The launch of Pocket 4.0 set the small company on a totally different trajectory. Nate, now CEO of a venture-backed startup, was up at the white board as the team gathered to solve the problem of how to follow 4.0. His marker squeaked as he wrote 5.0's key features on the wall-sized canvas. The affable CTO stared at the whiteboard and asked, “How do we make all this matter?”

Unlike B2B companies, where an analyst can anoint a company “leader” and shape its future, the fate of a consumer app like Pocket's lies in the hands of ordinary people. An app can have a moment but then fade. The team needed a way to boost and grow people's interest. And they needed something press-worthy to compete with hundreds of thousands of other apps vying for attention.

Crowded into the sole conference room with a window, Nate wrote the marketing strategies guiding Pocket on the whiteboard: grow a loyal user base, define and lead the category, and leverage partnerships for growth. Using them as guides to judge each idea, the team agreed an online launch like 4.0's wasn't enough. It wouldn't define the category nor elevate Pocket's importance to potential partners. They needed something that let them tell the whole story of why saving Internet content to view later enabled mobile lifestyles and was good for content creators.

The solution came in an idea internally called Pocket Matters. It was an in-person 5.0 launch event with press, partners, and 10 Pocket users at a San Francisco wine bar. Nate gave a presentation that told the story: long-form content had an avid audience when you let people save and view it later—which is why Pocket mattered—and then introduced 5.0's highlights to the world. They shared a digital media kit for journalists summarizing everything being announced. Partners, customers, and press mingled with one another before and after the event.

Within hours of the event, they had a flurry of press, downloads, and partner discussions that accelerated. Less than a month after the event, Nate was also named one of Time Magazine's 30 People Under 30 Changing the World.
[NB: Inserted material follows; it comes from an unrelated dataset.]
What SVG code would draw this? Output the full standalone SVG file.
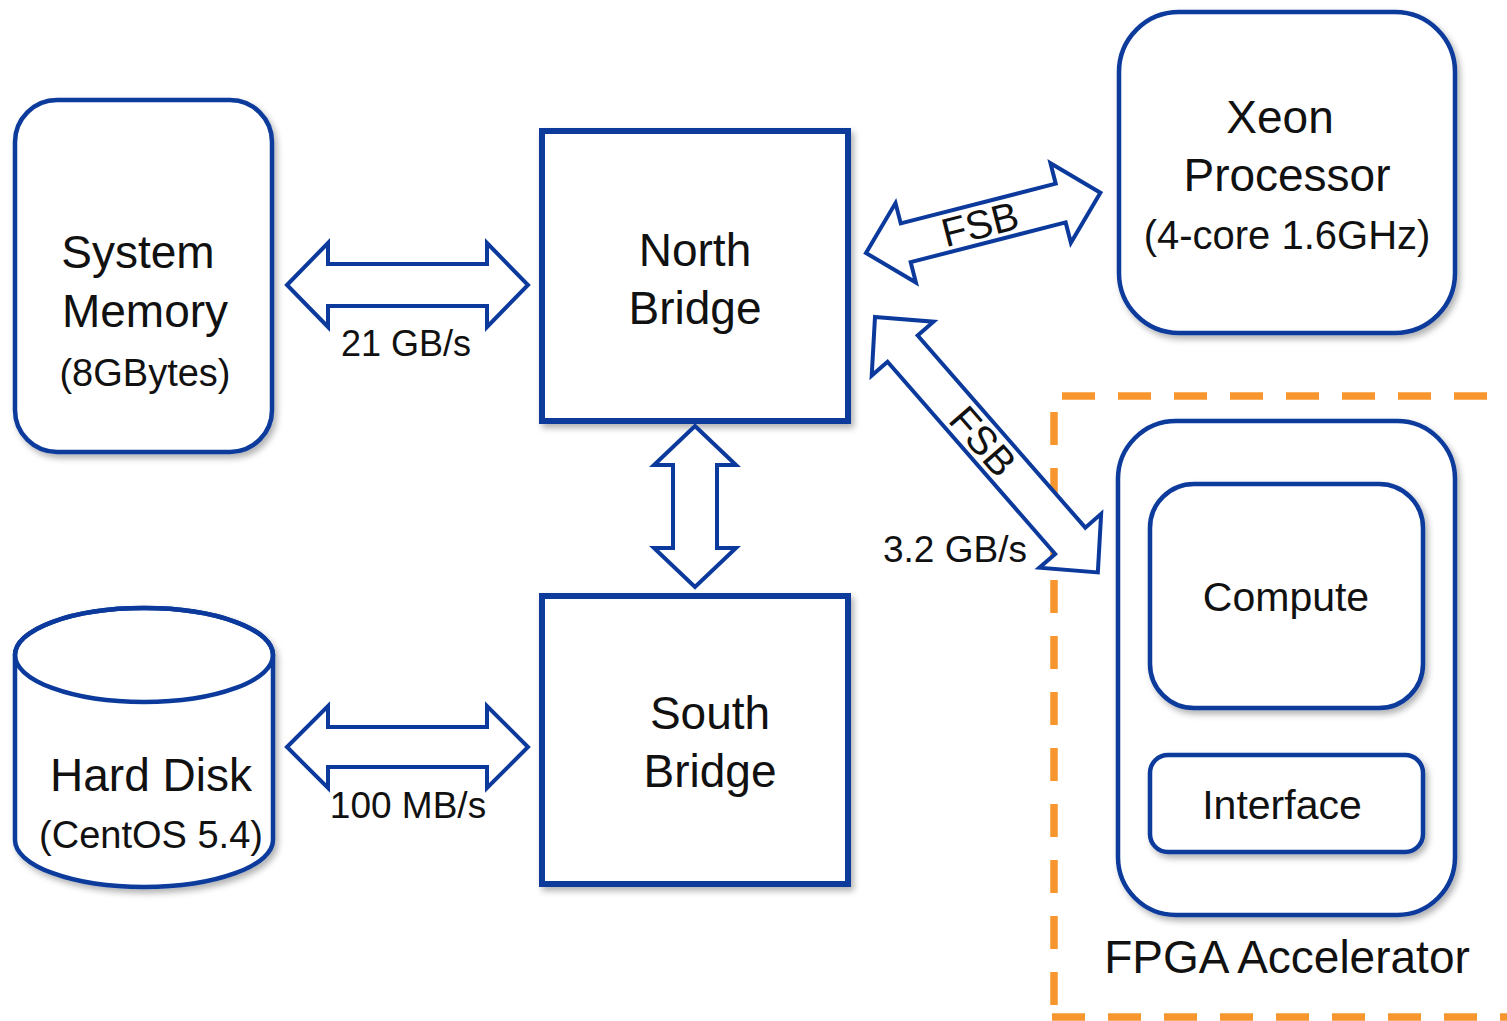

While the event helped with all of their strategies, its purpose was to define and lead the category. This clarity helped them make smart go-to-market decisions with better results. It's why being a strategist that directs a thoughtful approach to a product's go-to-market is Fundamental 2 of product marketing.

Key Terms

Throughout this book, I refer to a set of concepts around go-to-market and strategy that, out in the real world, are used loosely. For the purpose of this book, I'll now explain what I mean whenever I use terms and how they interrelate. I'll also mention how others refer to them to help clear up what I know can be confusing.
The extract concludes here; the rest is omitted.